Öyleyse bakım verenin duyguları çocuğun çeyizidir. Bir çocuğu karanlığa iten de aydınlığa çıkaran da bakım verenin farkında olduğu ya da olmadığı fanatik duygularıdır. Otantik varoluşunu kazanamamış, kendi olmayı henüz becerememiş küçük, ona verilen duyguları ruhuna geçirir. Çünkü çocuğun gözünde anne-baba, sözünden çıkılmaz bir tanrı gibidir. Sevilmeyen çocuk kendini sevmeyecek ilişkilere mecbur eder, aşağılanan, şiddet gören, kaygılı büyütülen çocuk büyüdüğünde aynı örüntüyü devam ettirecek eşler bulur. Bu durum adeta içten içe hissedilen suçluluk duygusunun tekrar yaşanması için kurulmuş sahte bir oyun sahnesi gibidir.
Uçmak için kanatların olduğunu unuttuğunda ellerine tutuşturulan bir balonun seni hayatta tutan yegane şey olduğuna inanırsın ve balonu eline tuttuşturan şeye ölesiye bağlı kalmayı istersin. Uçmak için kanatların varken bir anda en büyük korkun bu balonun seni taşıyamayacağıyla ilgili kuruntular olur. Balon kendilik hakkındaki yıkıcı ve zehirli düşünceler, kanatlar ise insanın uçsuz bucaksız özgür düşünce gücünü sembolize eder.

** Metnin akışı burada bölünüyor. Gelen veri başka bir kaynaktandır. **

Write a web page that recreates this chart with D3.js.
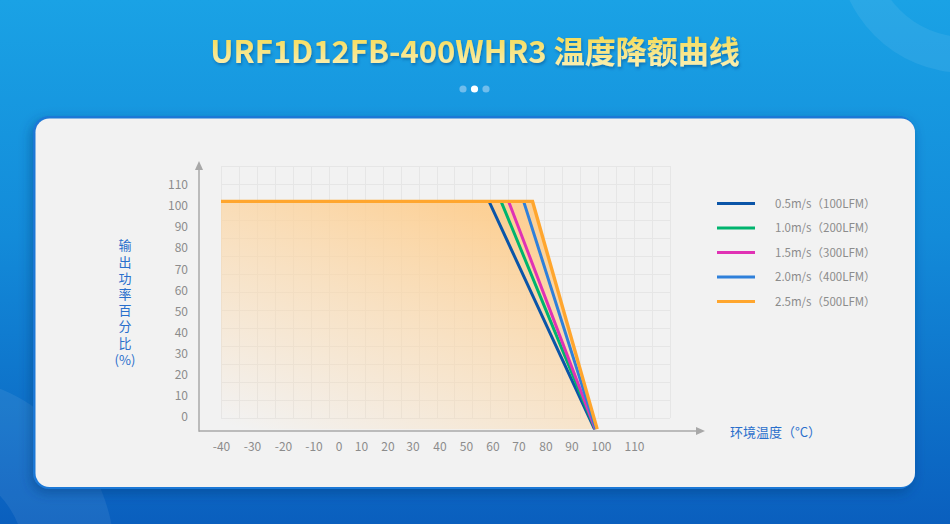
<!DOCTYPE html>
<html>
<head>
<meta charset="utf-8">
<script src="https://cdn.jsdelivr.net/npm/d3@7"></script>
<style>
  html, body { margin: 0; padding: 0; background: #0b6cc8; }
  svg { display: block; }
  text { font-family: "Noto Sans CJK SC", "Noto Sans", sans-serif; }
</style>
</head>
<body>
<svg id="chart" width="950" height="524"></svg>
<script>
// ---------------- data ----------------
const titleText = "URF1D12FB-400WHR3 温度降额曲线";
const seriesNames = ["0.5m/s（100LFM）", "1.0m/s（200LFM）", "1.5m/s（300LFM）", "2.0m/s（400LFM）", "2.5m/s（500LFM）"];
const xTicks = [-40, -30, -20, -10, 0, 10, 20, 30, 40, 50, 60, 70, 80, 90, 100, 110];
const yTicks = [0, 10, 20, 30, 40, 50, 60, 70, 80, 90, 100, 110];
const xAxisTitle = "环境温度（°C）";
const yAxisTitle = "输出功率百分比";
const yAxisUnit = "(%)";
// each series: [temperature, output %]
const s05 = [[-40, 102.2], [58.7, 102.2], [97.8, -6]];
const s10 = [[-40, 102.2], [63.3, 102.2], [98.0, -6]];
const s15 = [[-40, 102.2], [66.2, 102.2], [98.1, -6]];
const s20 = [[-40, 102.2], [71.9, 102.2], [98.3, -6]];
const s25 = [[-40, 102.2], [75.2, 102.2], [98.7, -6]];
const seriesData = [s05, s10, s15, s20, s25];

// ---------------- styles ----------------
const seriesColors = ["#0b55a8", "#00b46e", "#e032b4", "#2f80da", "#ffa62e"];

const svg = d3.select("#chart");
const W = 950, H = 524;
const defs = svg.append("defs");

// background gradient
const bg = defs.append("linearGradient").attr("id", "bgGrad")
  .attr("x1", 0).attr("y1", 0).attr("x2", 0).attr("y2", 1);
bg.append("stop").attr("offset", "0%").attr("stop-color", "#1aa2e5");
bg.append("stop").attr("offset", "45%").attr("stop-color", "#138bd9");
bg.append("stop").attr("offset", "100%").attr("stop-color", "#0a5fbe");

const tg = defs.append("linearGradient").attr("id", "titleGrad")
  .attr("x1", 0).attr("y1", 0).attr("x2", 0).attr("y2", 1);
tg.append("stop").attr("offset", "0%").attr("stop-color", "#f3d53c");
tg.append("stop").attr("offset", "100%").attr("stop-color", "#fbf3c2");

const ts = defs.append("filter").attr("id", "titleShadow").attr("x", "-10%").attr("y", "-30%").attr("width", "120%").attr("height", "160%");
ts.append("feDropShadow").attr("dx", 1).attr("dy", 2).attr("stdDeviation", 1.5).attr("flood-color", "#06407a").attr("flood-opacity", 0.45);

const cs = defs.append("filter").attr("id", "cardShadow").attr("x", "-5%").attr("y", "-5%").attr("width", "110%").attr("height", "115%");
cs.append("feDropShadow").attr("dx", -2).attr("dy", 4).attr("stdDeviation", 6).attr("flood-color", "#053a78").attr("flood-opacity", 0.45);

const fillGrad = defs.append("linearGradient").attr("id", "fillGrad")
  .attr("x1", 0.05).attr("y1", 1).attr("x2", 0.7).attr("y2", 0.05);
fillGrad.append("stop").attr("offset", "0%").attr("stop-color", "#fdd7a6").attr("stop-opacity", 0);
fillGrad.append("stop").attr("offset", "45%").attr("stop-color", "#fcd7a6").attr("stop-opacity", 0.5);
fillGrad.append("stop").attr("offset", "100%").attr("stop-color", "#fdcf92").attr("stop-opacity", 0.95);

// background
svg.append("rect").attr("width", W).attr("height", H).attr("fill", "url(#bgGrad)");
// decorative rings
const ring = d3.arc();
svg.append("path")
  .attr("transform", "translate(965,-55)")
  .attr("d", ring({innerRadius: 92, outerRadius: 128, startAngle: 0, endAngle: 2 * Math.PI}))
  .attr("fill", "#ffffff").attr("fill-opacity", 0.07);
svg.append("path")
  .attr("transform", "translate(-70,560)")
  .attr("d", ring({innerRadius: 95, outerRadius: 185, startAngle: 0, endAngle: 2 * Math.PI}))
  .attr("fill", "#ffffff").attr("fill-opacity", 0.07);

// title
svg.append("text")
  .attr("x", W / 2).attr("y", 63)
  .attr("text-anchor", "middle")
  .attr("font-size", 31).attr("font-weight", 700)
  .attr("fill", "url(#titleGrad)")
  .attr("filter", "url(#titleShadow)")
  .text(titleText);

// pager dots
const dotX = d3.scalePoint().domain([0, 1, 2]).range([463, 486]);
svg.selectAll("circle.dot").data([0, 1, 2]).join("circle")
  .attr("class", "dot")
  .attr("cx", d => dotX(d)).attr("cy", 89).attr("r", 3.6)
  .attr("fill", d => d === 1 ? "#ffffff" : "#8fcaf0")
  .attr("fill-opacity", d => d === 1 ? 1 : 0.75);

// card
svg.append("rect")
  .attr("x", 33).attr("y", 116).attr("width", 882).attr("height", 373).attr("rx", 16)
  .attr("fill", "#1b78d6").attr("filter", "url(#cardShadow)");
svg.append("rect")
  .attr("x", 35.5).attr("y", 118.5).attr("width", 879.5).attr("height", 368.5).attr("rx", 14)
  .attr("fill", "#f2f2f2");

// ---------------- scales ----------------
const x = d3.scaleLinear()
  .domain(xTicks)
  .range([221, 252, 283, 313.5, 338.5, 361, 387.5, 412.5, 439.5, 466, 492.5, 518.5, 545.5, 571.5, 601, 634]);
const y = d3.scaleLinear().domain([0, 110]).range([416.5, 185]);

// decorative background grid
const gx = d3.scaleLinear().domain([0, 25]).range([221, 670]);
const gy = d3.scaleLinear().domain([0, 14]).range([166, 418]);
const grid = svg.append("g").attr("stroke", "#e6e6e6").attr("stroke-width", 1);
grid.selectAll("line.v").data(d3.range(0, 26)).join("line")
  .attr("x1", d => Math.round(gx(d)) + 0.5).attr("x2", d => Math.round(gx(d)) + 0.5)
  .attr("y1", gy(0)).attr("y2", gy(14));
grid.selectAll("line.h").data(d3.range(0, 15)).join("line")
  .attr("y1", d => Math.round(gy(d)) + 0.5).attr("y2", d => Math.round(gy(d)) + 0.5)
  .attr("x1", gx(0)).attr("x2", gx(25));

// fill under the 2.5 m/s curve
const baseVal = d3.min(s25, d => d[1]);
const area = d3.area().x(d => x(d[0])).y0(y(baseVal)).y1(d => y(d[1]));
svg.append("path").datum(s25).attr("d", area).attr("fill", "url(#fillGrad)");

// axes
const axisColor = "#a8a8a8";
const xAxisY = 431, yAxisX = 199;
svg.append("line").attr("x1", yAxisX).attr("x2", 697).attr("y1", xAxisY).attr("y2", xAxisY)
  .attr("stroke", axisColor).attr("stroke-width", 1.5);
svg.append("path").attr("d", `M705,${xAxisY} L696,${xAxisY - 4} L696,${xAxisY + 4} Z`).attr("fill", axisColor);
svg.append("line").attr("x1", yAxisX).attr("x2", yAxisX).attr("y1", xAxisY + 0.75).attr("y2", 168)
  .attr("stroke", axisColor).attr("stroke-width", 1.5);
svg.append("path").attr("d", `M${yAxisX},161 L${yAxisX - 4},170 L${yAxisX + 4},170 Z`).attr("fill", axisColor);

// tick labels via d3 axes (no lines)
const xAxisG = svg.append("g").attr("transform", `translate(0,${xAxisY})`)
  .call(d3.axisBottom(x).tickValues(xTicks).tickSize(0).tickPadding(11).tickFormat(d => String(d)));
xAxisG.select(".domain").remove();
xAxisG.selectAll("text").attr("fill", "#8c8c8c").attr("font-size", 12)
  .attr("font-family", "'Noto Sans CJK SC', 'Noto Sans', sans-serif");

const yAxisG = svg.append("g").attr("transform", `translate(188,0)`)
  .call(d3.axisLeft(y).tickValues(yTicks).tickSize(0).tickPadding(0).tickFormat(d => String(d)));
yAxisG.select(".domain").remove();
yAxisG.selectAll("text").attr("fill", "#8c8c8c").attr("font-size", 12)
  .attr("font-family", "'Noto Sans CJK SC', 'Noto Sans', sans-serif");

// series lines (orange drawn last, covering the shared plateau)
const line = d3.line().x(d => x(d[0])).y(d => y(d[1]));
svg.append("g").selectAll("path").data(seriesData).join("path")
  .attr("d", d => line(d))
  .attr("fill", "none")
  .attr("stroke", (d, i) => seriesColors[i])
  .attr("stroke-width", (d, i) => i === seriesData.length - 1 ? 3.4 : 3)
  .attr("stroke-linejoin", "miter");

// axis titles
svg.append("text").attr("x", 730).attr("y", 437)
  .attr("font-size", 13).attr("fill", "#2a6fcc")
  .text(xAxisTitle);
// vertical title as one vertical text run
svg.append("text")
  .attr("x", 125).attr("y", 239)
  .attr("font-size", 13).attr("fill", "#2a6fcc")
  .style("writing-mode", "vertical-rl")
  .style("text-orientation", "upright")
  .style("letter-spacing", "3.2px")
  .text(yAxisTitle);
svg.append("text")
  .attr("x", 125).attr("y", 360).attr("dy", "0.36em")
  .attr("text-anchor", "middle")
  .attr("font-size", 13).attr("fill", "#2a6fcc")
  .text(yAxisUnit);

// legend
const legY = d3.scalePoint().domain(d3.range(seriesNames.length)).range([203.5, 301.5]);
const leg = svg.append("g").selectAll("g").data(seriesNames).join("g")
  .attr("transform", (d, i) => `translate(717,${legY(i)})`);
leg.append("line").attr("x1", 0).attr("x2", 38).attr("y1", 0).attr("y2", 0)
  .attr("stroke", (d, i) => seriesColors[i]).attr("stroke-width", 3);
leg.append("text").attr("x", 58).attr("dy", "0.35em")
  .attr("font-size", 11.5).attr("fill", "#8c8c8c")
  .text(d => d);
</script>
</body>
</html>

İnsan celladını sevebilir mi, "EVET". Yaşamsal bir araç olarak atfedilen fetişler (uğurlu sayılan şey) aslında insanın zihnine bağladığı taşlardır. Bunu fark ettiğinde seni uçurmak yerine dibe çeken şeyin zihnindeki engeller olduğunu anlarsın. Balon görünümlü taşlardan kurtulmak demek, bilinç dışında süperegonun mecbur ettiği suçluluktan kurtulmaktır aslında. Suç yoksa ceza da yoktur kısaca.
Depresyon gibi ruhsal bozukluklar söz konusu olduğunda ilaçlı tedaviye hekimlerin insiyatifinde gerek duyulabilse de çok daha önemli bir şey varsa o da yaşam standardının ele alınması, depresyona yol açan köken sorunun birlikte keşfedilmesidir. Terapi yolculuğunda danışanın iyileşmeye olan inancının terapist tarafından desteklenmesi, empatiyle yoğrulan ilişkide danışanın sorumluluk alması değişimi sağlayacaktır.
Psikoterapi ile kazanılan farkındalık iyileşme yolundaki en zor ve en büyük adımdır. Kalanı iyileşmeye karar vermiş biri için peşi sıra geliverir. O fişeği ateşlediğinde bir kere geri dönüş mümkün değildir, Zihinsel özgürlük, ciğerlerine dolan temiz bir nefes gibi başlarda acı verse de, yeni bir hayata doğma heyecanını da içinde barındırır.